Below the lights were fading as they reached the blackness of the War Zone, the entrenched and heavily fortified two-by-four-mile stretch of real estate that had once been called East Los Angeles. Brother Ishmael’s territory.

“You did good, Stoney,” Crane answered. “My best to Katherine.”

“Crane … about the plane…”

“I won’t give it away like the last one. Promise.”

“Thanks.”

Crane blanked as they passed over the perimeter lights of the troops surrounding the War Zone. The Zone itself was totally netted in thick mesh that covered roofs and sides of buildings. No one had seen inside for years. No one had any idea of how many Africk-Hispanics lived within the Zone or what they did to survive. Troops allowed trucks carrying non-contraband material to go inside; so few went in that many speculated the actual number of Ishmael’s followers was quite small. It was a matter of some debate, for a great many children could be born in fifteen years, children with access to nothing but counterculture rhetoric. Young soldiers. The pilot immediately took on altitude when reaching the War Zone.

“We’ll be leaving within thirty minutes of arrival,” Crane said to Lanie. “You’d better call ahead and have them prepare any equipment you want loaded.” He did a quick calculation on his wrist pad. “I’m allowing you fifty square feet of storage with a two-ton weight limit.”

“I’ll make sure our bags are taken right from here to the plane,” Newcombe said. “Then I’ll get Burt to—”

Crane interrupted. “You’re not going. I need you at the Foundation looking for another earthquake … any earthquake. The Central American franchises are always a good bet.”

“You’re taking Lanie and not me?”

Crane couldn’t understand the puzzlement on the man’s face. “She needs the crash course, doctor,” he said, stern. “And you need to save our fannies. End of discussion.”

He swiveled away from them, unwilling to deal with Newcombe’s emotional life.
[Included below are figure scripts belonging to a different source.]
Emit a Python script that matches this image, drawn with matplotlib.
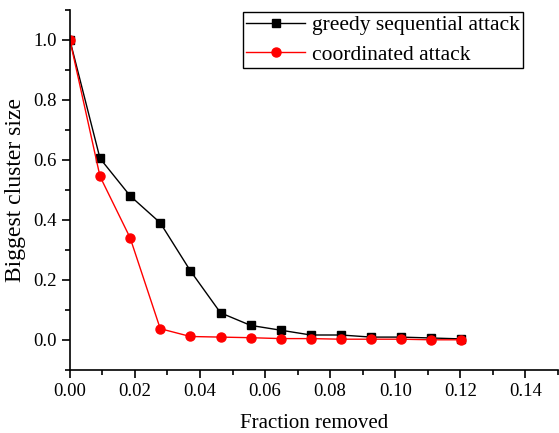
import matplotlib
matplotlib.use('Agg')
import matplotlib.pyplot as plt
from matplotlib.ticker import MultipleLocator

# fraction of nodes removed (step of 1/108)
fraction = [0.0, 0.00926, 0.01852, 0.02778, 0.03704, 0.04630, 0.05556,
            0.06481, 0.07407, 0.08333, 0.09259, 0.10185, 0.11111, 0.12037]
greedy = [1.0, 0.605, 0.48, 0.39, 0.23, 0.09, 0.048,
          0.032, 0.016, 0.016, 0.009, 0.009, 0.006, 0.003]
coordinated = [1.0, 0.545, 0.34, 0.037, 0.011, 0.009, 0.007,
               0.004, 0.004, 0.002, 0.002, 0.002, 0.0, 0.0]

plt.rcParams['font.family'] = ['Liberation Serif', 'DejaVu Serif']

fig = plt.figure(figsize=(5.59, 4.33), dpi=100)
ax = fig.add_axes([0.125, 0.146, 0.873, 0.831])

ax.plot(fraction, greedy, color='black', marker='s', markersize=6, linewidth=1,
        label='greedy sequential attack')
ax.plot(fraction, coordinated, color='red', marker='o', markersize=6.5, linewidth=1,
        label='coordinated attack')

ax.set_xlim(0, 0.15)
ax.set_ylim(-0.1, 1.1)
ax.xaxis.set_minor_locator(MultipleLocator(0.01))
ax.yaxis.set_minor_locator(MultipleLocator(0.1))
ax.set_xticks([0, 0.02, 0.04, 0.06, 0.08, 0.10, 0.12, 0.14])
ax.set_xticklabels(['0.00', '0.02', '0.04', '0.06', '0.08', '0.10', '0.12', '0.14'])
ax.set_yticks([0.0, 0.2, 0.4, 0.6, 0.8, 1.0])
ax.set_yticklabels(['0.0', '0.2', '0.4', '0.6', '0.8', '1.0'])

for side in ('top', 'right'):
    ax.spines[side].set_visible(False)
ax.spines['left'].set_linewidth(1.2)
ax.spines['bottom'].set_linewidth(1.2)
ax.tick_params(which='major', direction='out', length=6, width=1.2, labelsize=13.5)
ax.tick_params(which='minor', direction='out', length=3.5, width=1.2)

ax.set_xlabel('Fraction removed', fontsize=15, labelpad=10)
ax.set_ylabel('Biggest cluster size', fontsize=17, labelpad=5)

# legend: square black frame in the upper right
leg = ax.legend(loc='upper right', bbox_to_anchor=(0.929, 0.995), borderaxespad=0,
                fontsize=15.5, fancybox=False, edgecolor='black', framealpha=1,
                handlelength=2.7, borderpad=0.15, labelspacing=0.45, handletextpad=0.35)
leg.get_frame().set_linewidth(1.0)

fig.savefig('out.png', dpi=100)
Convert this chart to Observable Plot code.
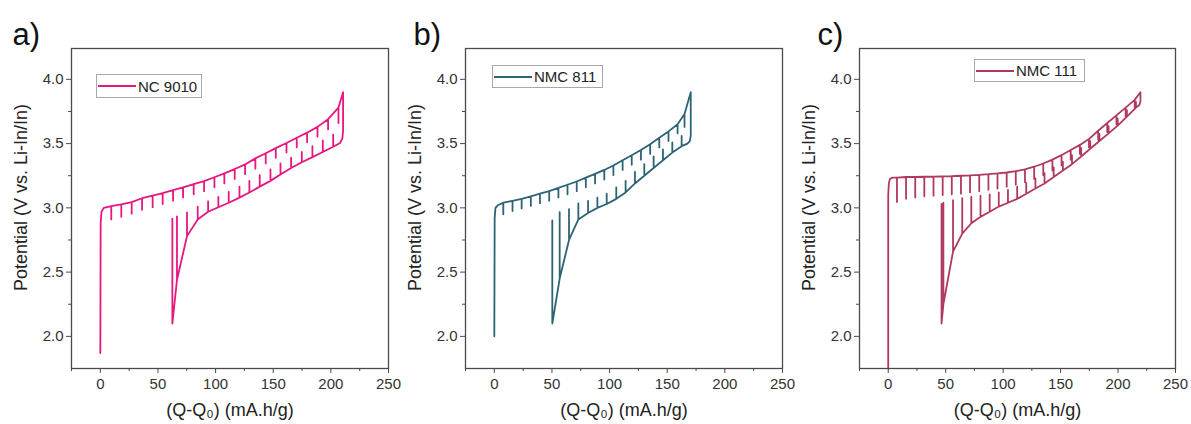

He needed Newcombe happy, of course, but more than that, he needed him focused.

The helo banked slightly to the west, heading toward the Valley. They were crossing hundreds of fault lines now, LA itself riding atop the Elysian Parks system, a crisscrossed pattern of interconnected faults just powerful enough to bring down the whole city. He shook his head. How many of Brother Ishmael’s people would die in such a quake?

The pilot had descended somewhat after passing the War Zone.

They were crossing other faults, too. Bigger faults—Santa Susana, Oak Ridge, San Gabriel, Sierra Madre—all capable of producing huge quakes. Then there was the famous one, the San Andreas Fault thirty miles to the east, an eight-hundred-mile slash. It marked the boundary between the Pacific and North American plates and the location where the buildup of pressure from two massive plates going in different directions would eventually rip apart and carry western California northward. It had been a short thrust fault, the Northridge Fault, that had shaped his life. After his Nobel Prize year, it had been renamed the Crane Fault.

He never understood people asking about the “big one.” The earthquake that would destroy Los Angeles could come from any one of a thousand different fault ruptures, be they tectonic or stress from the tectonics. A thousand ways to rip the earth apart, a thousand ways to die. What was most interesting about California was not that it could die so easily, but that it hadn’t died yet. That’s why Crane had chosen to build his Foundation in the San Gabriel Mountains, mountains formed by thrust fault activity. He wanted to be dead center in the middle of the action. To slay the beast you had to go to its lair.